** Begin **

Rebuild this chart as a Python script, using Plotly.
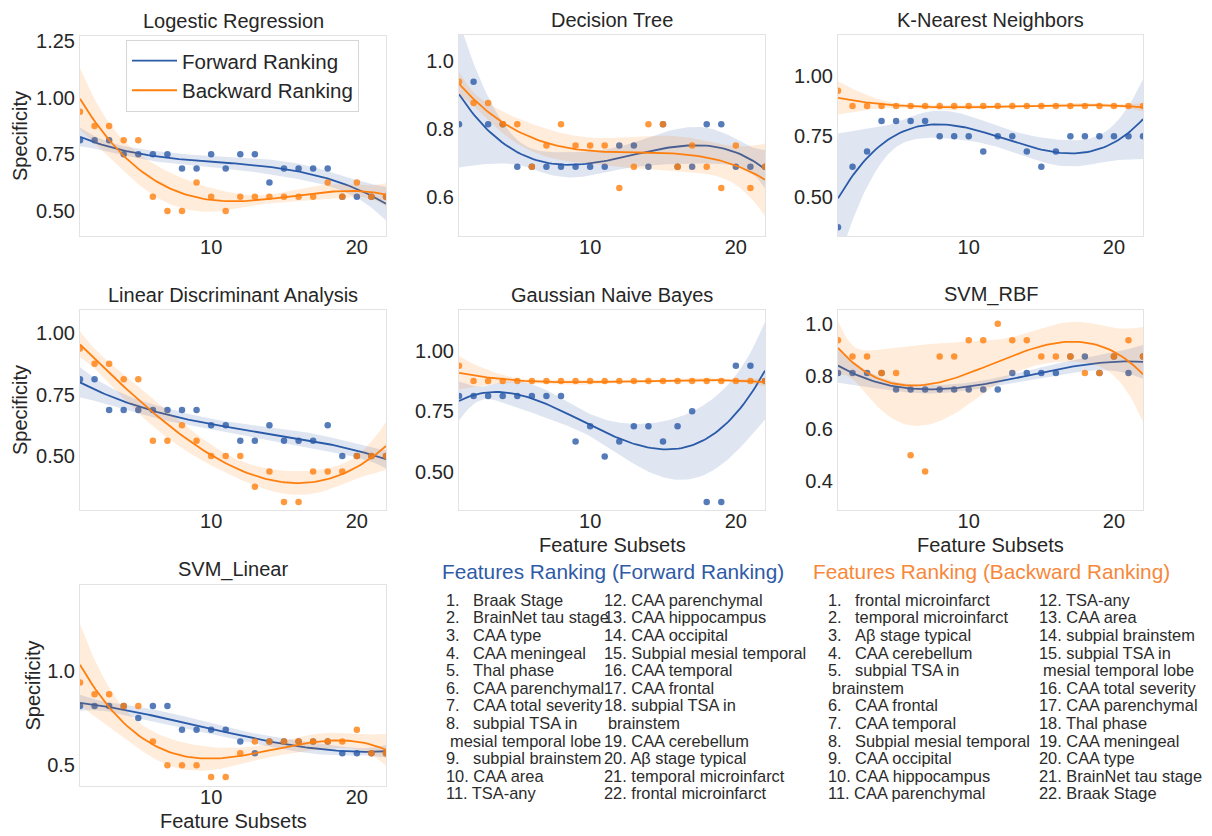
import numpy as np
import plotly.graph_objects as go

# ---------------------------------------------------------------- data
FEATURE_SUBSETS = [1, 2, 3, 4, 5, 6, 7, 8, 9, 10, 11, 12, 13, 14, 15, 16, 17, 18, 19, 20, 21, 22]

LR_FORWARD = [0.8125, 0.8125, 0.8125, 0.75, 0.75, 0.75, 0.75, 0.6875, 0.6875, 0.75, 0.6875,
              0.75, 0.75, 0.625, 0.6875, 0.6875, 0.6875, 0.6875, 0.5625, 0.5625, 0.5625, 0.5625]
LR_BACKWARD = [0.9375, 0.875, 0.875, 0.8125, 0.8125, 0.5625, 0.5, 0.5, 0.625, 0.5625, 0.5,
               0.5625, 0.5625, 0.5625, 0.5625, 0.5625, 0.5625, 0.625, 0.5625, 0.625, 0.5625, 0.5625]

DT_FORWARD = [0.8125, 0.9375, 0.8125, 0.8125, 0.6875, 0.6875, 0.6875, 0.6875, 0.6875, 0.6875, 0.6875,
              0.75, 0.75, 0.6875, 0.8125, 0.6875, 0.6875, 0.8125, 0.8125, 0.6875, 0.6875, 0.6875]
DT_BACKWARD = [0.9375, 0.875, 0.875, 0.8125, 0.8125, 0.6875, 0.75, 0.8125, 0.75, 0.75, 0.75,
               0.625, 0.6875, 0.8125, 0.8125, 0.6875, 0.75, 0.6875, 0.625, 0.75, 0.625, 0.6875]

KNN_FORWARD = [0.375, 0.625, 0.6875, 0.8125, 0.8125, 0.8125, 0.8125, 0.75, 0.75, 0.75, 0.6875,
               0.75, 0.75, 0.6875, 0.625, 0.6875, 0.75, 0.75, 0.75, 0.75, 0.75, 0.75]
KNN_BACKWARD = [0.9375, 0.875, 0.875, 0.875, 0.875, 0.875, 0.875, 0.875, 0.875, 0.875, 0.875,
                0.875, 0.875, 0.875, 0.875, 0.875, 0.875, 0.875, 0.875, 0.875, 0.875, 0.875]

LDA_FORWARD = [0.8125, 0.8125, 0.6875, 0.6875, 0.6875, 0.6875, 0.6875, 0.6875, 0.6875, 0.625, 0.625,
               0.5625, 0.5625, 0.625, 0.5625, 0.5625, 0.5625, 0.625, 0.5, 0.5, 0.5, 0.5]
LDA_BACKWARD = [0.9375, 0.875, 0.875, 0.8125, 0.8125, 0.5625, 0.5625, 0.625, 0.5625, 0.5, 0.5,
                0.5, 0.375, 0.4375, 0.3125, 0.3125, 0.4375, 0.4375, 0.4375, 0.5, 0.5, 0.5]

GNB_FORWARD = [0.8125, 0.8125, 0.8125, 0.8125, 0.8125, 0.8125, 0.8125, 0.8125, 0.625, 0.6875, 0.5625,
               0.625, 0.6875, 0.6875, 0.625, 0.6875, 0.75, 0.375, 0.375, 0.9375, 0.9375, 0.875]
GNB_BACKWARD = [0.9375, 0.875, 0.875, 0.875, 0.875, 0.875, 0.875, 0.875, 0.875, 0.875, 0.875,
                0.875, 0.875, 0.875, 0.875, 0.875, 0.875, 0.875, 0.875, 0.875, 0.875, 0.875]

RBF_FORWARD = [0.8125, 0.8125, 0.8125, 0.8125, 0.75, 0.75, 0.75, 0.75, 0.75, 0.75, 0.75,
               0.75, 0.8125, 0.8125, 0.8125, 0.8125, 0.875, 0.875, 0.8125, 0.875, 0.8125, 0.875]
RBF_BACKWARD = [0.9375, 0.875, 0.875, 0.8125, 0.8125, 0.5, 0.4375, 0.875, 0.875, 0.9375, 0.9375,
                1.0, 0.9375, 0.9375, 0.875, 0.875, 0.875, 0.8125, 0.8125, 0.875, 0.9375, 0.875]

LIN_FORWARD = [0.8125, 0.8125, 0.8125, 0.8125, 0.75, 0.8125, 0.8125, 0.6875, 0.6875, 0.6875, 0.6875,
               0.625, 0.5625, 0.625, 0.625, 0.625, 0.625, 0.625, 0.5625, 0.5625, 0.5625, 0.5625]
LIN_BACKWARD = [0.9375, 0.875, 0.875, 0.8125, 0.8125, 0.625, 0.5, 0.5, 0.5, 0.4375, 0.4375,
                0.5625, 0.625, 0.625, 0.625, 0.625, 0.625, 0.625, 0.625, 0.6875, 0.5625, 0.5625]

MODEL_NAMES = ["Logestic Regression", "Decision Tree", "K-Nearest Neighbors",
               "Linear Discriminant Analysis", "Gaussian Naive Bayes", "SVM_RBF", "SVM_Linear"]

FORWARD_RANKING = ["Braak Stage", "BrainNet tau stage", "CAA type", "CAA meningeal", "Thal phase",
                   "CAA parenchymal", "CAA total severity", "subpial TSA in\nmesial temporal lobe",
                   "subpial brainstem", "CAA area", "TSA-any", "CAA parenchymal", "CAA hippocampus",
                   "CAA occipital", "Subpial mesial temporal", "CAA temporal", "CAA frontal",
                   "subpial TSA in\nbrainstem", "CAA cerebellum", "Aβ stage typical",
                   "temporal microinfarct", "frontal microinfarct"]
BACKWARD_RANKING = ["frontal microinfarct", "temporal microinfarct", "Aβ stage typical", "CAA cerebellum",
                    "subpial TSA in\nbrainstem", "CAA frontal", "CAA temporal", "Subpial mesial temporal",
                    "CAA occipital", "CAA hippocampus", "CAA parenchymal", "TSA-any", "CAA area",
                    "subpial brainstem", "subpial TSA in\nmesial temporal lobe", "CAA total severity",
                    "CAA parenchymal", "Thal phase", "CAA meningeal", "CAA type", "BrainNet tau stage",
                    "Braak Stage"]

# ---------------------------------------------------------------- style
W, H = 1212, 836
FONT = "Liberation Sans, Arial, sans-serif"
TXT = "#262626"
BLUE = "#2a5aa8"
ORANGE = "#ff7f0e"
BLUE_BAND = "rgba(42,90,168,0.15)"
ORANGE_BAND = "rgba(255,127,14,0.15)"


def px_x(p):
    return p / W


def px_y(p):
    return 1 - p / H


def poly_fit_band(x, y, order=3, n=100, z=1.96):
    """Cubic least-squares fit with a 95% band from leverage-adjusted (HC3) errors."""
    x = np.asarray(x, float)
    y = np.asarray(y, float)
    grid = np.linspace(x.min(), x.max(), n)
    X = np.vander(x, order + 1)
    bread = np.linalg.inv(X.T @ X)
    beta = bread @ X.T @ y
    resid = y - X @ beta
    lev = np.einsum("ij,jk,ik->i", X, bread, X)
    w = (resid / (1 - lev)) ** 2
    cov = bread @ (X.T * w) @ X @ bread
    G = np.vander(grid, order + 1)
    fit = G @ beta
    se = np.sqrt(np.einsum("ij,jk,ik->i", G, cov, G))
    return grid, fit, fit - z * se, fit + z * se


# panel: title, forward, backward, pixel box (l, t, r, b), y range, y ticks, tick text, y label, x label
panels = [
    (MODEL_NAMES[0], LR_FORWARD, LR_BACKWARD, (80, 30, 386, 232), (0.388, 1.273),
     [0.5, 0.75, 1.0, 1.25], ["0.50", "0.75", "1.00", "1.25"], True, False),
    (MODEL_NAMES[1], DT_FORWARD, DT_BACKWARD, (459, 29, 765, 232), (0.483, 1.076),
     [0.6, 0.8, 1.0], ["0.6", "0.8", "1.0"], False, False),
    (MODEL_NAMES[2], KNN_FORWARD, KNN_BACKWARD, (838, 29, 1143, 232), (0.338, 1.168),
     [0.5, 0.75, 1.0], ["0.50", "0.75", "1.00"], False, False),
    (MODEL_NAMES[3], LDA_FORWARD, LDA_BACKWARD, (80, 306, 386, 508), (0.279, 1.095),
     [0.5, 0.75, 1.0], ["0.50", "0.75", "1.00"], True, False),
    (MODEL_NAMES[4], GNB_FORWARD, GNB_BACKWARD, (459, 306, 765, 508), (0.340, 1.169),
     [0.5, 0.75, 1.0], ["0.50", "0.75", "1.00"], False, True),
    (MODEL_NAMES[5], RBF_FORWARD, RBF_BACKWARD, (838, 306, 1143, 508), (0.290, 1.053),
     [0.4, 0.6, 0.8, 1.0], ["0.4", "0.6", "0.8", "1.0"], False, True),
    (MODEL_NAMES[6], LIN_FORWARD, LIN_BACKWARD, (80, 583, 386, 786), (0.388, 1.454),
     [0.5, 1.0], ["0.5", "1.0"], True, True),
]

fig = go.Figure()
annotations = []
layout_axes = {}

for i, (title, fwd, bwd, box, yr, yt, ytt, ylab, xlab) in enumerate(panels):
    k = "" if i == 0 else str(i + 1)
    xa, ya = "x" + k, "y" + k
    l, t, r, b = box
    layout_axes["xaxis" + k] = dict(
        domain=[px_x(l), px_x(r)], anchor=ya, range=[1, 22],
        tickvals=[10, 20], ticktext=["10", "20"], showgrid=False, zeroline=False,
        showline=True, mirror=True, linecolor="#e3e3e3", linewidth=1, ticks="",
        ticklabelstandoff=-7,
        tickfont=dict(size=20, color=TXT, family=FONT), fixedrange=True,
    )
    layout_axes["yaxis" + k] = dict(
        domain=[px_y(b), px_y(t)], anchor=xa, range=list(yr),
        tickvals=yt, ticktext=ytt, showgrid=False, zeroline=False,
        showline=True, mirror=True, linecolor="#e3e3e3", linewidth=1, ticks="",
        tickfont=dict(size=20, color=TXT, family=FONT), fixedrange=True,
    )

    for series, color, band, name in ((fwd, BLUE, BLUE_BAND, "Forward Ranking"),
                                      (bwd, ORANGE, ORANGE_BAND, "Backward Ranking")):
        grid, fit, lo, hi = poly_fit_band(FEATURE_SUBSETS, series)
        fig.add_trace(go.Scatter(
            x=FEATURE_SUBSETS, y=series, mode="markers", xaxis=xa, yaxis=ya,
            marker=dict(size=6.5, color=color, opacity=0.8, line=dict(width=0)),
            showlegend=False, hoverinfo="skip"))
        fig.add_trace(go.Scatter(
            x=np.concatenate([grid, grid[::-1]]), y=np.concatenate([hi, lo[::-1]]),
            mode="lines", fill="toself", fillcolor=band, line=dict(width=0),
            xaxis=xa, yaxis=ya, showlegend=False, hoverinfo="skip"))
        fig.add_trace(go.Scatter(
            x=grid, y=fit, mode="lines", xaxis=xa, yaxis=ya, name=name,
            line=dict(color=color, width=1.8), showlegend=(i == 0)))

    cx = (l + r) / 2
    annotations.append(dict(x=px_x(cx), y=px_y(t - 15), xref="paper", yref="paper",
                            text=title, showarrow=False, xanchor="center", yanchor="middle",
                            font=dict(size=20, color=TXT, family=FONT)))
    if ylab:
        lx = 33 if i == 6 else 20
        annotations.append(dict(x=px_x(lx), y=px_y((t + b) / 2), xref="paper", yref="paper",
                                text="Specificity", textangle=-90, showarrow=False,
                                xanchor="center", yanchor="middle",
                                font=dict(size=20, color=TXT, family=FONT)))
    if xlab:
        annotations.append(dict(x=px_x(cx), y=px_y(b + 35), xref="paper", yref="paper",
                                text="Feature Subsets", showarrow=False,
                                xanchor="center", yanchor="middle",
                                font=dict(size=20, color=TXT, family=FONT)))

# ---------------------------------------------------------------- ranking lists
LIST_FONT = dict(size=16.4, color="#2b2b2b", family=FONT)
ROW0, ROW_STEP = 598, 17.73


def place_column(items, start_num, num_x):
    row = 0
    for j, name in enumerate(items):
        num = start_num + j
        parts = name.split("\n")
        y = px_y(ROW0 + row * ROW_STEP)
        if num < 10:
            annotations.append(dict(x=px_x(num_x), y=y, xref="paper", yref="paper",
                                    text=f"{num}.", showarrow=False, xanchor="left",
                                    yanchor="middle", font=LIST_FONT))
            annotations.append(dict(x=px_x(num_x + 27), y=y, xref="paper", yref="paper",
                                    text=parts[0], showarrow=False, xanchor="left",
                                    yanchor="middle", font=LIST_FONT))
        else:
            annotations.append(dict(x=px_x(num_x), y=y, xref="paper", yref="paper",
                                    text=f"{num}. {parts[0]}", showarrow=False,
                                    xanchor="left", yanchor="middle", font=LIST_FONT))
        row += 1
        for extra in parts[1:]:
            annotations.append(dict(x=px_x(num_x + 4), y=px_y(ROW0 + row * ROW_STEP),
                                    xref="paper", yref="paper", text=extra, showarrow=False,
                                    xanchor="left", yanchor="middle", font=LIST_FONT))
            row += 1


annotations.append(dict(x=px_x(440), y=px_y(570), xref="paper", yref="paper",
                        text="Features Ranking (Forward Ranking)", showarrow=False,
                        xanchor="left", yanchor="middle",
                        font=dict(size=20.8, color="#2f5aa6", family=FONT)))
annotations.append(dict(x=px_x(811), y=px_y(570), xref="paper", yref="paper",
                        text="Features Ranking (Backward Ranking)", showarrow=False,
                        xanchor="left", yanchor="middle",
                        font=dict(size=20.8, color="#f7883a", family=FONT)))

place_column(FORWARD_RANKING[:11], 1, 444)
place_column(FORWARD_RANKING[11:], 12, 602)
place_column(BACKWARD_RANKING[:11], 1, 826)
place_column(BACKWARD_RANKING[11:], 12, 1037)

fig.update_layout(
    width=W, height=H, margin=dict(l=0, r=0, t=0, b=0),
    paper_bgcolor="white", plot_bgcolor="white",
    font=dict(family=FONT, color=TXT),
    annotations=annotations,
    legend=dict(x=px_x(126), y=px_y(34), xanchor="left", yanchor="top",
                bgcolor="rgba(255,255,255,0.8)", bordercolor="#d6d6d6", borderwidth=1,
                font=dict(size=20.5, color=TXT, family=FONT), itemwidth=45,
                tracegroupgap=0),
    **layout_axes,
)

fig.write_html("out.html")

** End **

→ **Problem description**: Write out the lines from the start of the material to the line with "20, 21, 22]", inclusive and exactly. Skip the pictures.

→ **The output**:
Rebuild this chart as a Python script, using Plotly.
import numpy as np
import plotly.graph_objects as go

# ---------------------------------------------------------------- data
FEATURE_SUBSETS = [1, 2, 3, 4, 5, 6, 7, 8, 9, 10, 11, 12, 13, 14, 15, 16, 17, 18, 19, 20, 21, 22]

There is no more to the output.